UNESCO advocates for quality physical education policies all over the world as a tool to contribute to 21st century education and drive inclusion. The infographic illustrates the benefits of investing on quality physical education policies in opposition to the cost of NOT investing.


The recent ERO Report on Wellbeing for Young People’s Success at Secondary School has reinforced the importance of the Health and Physical Education Curriculum in supporting student wellbeing, and in turn student success.  It also highlights the importance of connecting learning areas with ‘sport, culture and leadership opportunities’.

Schools are in a unique position, utilising their HPE curriculum and co-curricular sports, to establish a culture where physical activity is valued, and student wellbeing is nurtured. Hauora (wellbeing) is one of the underlying concepts of the HPE curriculum. The benefits of physical activity on people’s physical, emotional, social and spiritual wellbeing is well documented.

“According to the World Health Organization, engaging in physical activity through play, games, and sport gives young people natural opportunities to express themselves, develop self-confidence, relieve tension, achieve success, and interact with others as well as learning about the spirit of solidarity and fair play (World Health Organization, 2003b).

Team games and play foster students’ development of social skills and provide opportunities for them to learn group membership and leadership skills, attitudes, and behaviours. Physical activity can build students’ character because it provides opportunities to develop values such as dedication, honesty, courage, and fairness.

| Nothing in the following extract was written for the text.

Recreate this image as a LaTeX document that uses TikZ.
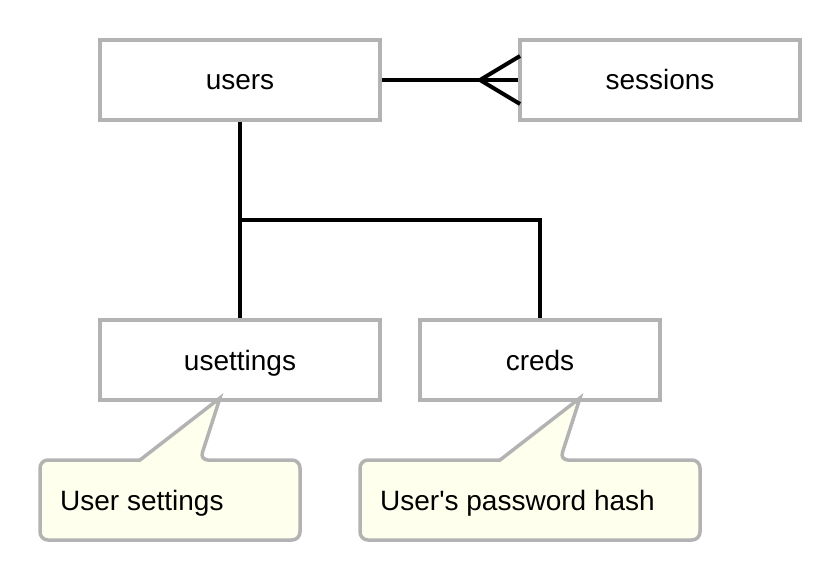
\documentclass[tikz,border=0pt]{standalone}
\usepackage{fontspec}
\setmainfont{Liberation Sans}
\begin{document}
\begin{tikzpicture}[x=1pt,y=-1pt,
  txt/.style={font=\fontsize{28}{30}\selectfont,text height=20pt,text depth=0pt},
  entity/.style={draw=boxgray,line width=3.5pt,minimum height=80pt,inner sep=0pt,txt},
  conn/.style={line width=4pt,black},
  note/.style={draw=boxgray,fill=notefill,line width=3.5pt,rounded corners=8pt,line join=miter}]
\definecolor{boxgray}{HTML}{B3B3B3}
\definecolor{notefill}{HTML}{FFFFEE}
\useasboundingbox (0,0) rectangle (840,580);
\node[entity,minimum width=280pt] (users) at (240,80) {users};
\node[entity,minimum width=280pt] (sessions) at (660,80) {sessions};
\node[entity,minimum width=280pt] (usettings) at (240,360) {usettings};
\node[entity,minimum width=240pt] (creds) at (540,360) {creds};
% callouts
\filldraw[note]
  (140,460) -- (40,460) -- (40,540) -- (300,540) -- (300,460) -- (200,460) [sharp corners]-- (220,398) -- cycle;
\node[anchor=west,txt,inner sep=0pt] (note1) at (60,500) {User settings};
\filldraw[note]
  (500,460) -- (360,460) -- (360,540) -- (700,540) -- (700,460) -- (560,460) [sharp corners]-- (580,398) -- cycle;
\node[anchor=west,txt,inner sep=0pt] (note2) at (380,500) {User\textquotesingle s password hash};
% connectors
\coordinate (j) at (240,220);
\coordinate (cf) at (480,80);
\coordinate (cfa) at (520,56);
\coordinate (cfb) at (520,104);
\draw[conn] (users.south) -- (usettings.north);
\draw[conn] (j) -| (creds.north);
\draw[conn] (users.east) -- (sessions.west);
\draw[conn] (cfa) -- (cf) -- (cfb);
\end{tikzpicture}
\end{document}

Participation in a range of physical activities encourages students and young people to take on challenges. Physical activity also offers them opportunities to develop resilience and realise their potential to excel within the scope of their own abilities.

Research, including that by Shephard (1997), Linder (1999; 2002), Tremblay et al. (2000), and Dwyer et al. (2001),has found that children who are more physically active demonstrate higher levels of academic achievement.

More recent New Zealand research undertaken by Clinton, Rensferd, and Willing (2006) confirms that students who are well nourished and engage in regular physical activity are in a better position to bene t from opportunities to learn.” Physical Activity For Healthy and Confident Kids’: Guidelines for Sustainable Physical Activity in Secondary School Communities (MoE, 2007)

The key competencies of the New Zealand Curriculum align perfectly with the philosophy and content of the Health and Physical Education curriculum.  Physical Education provides a rich, relevant and meaningful context in which to explicitly teach the key competencies.

I could go on, quoting evidence from multiple sources but for today’s blog this is where I will leave it – the human body was made to move and quality physical education provides opportunities for people to experience the joy of movement.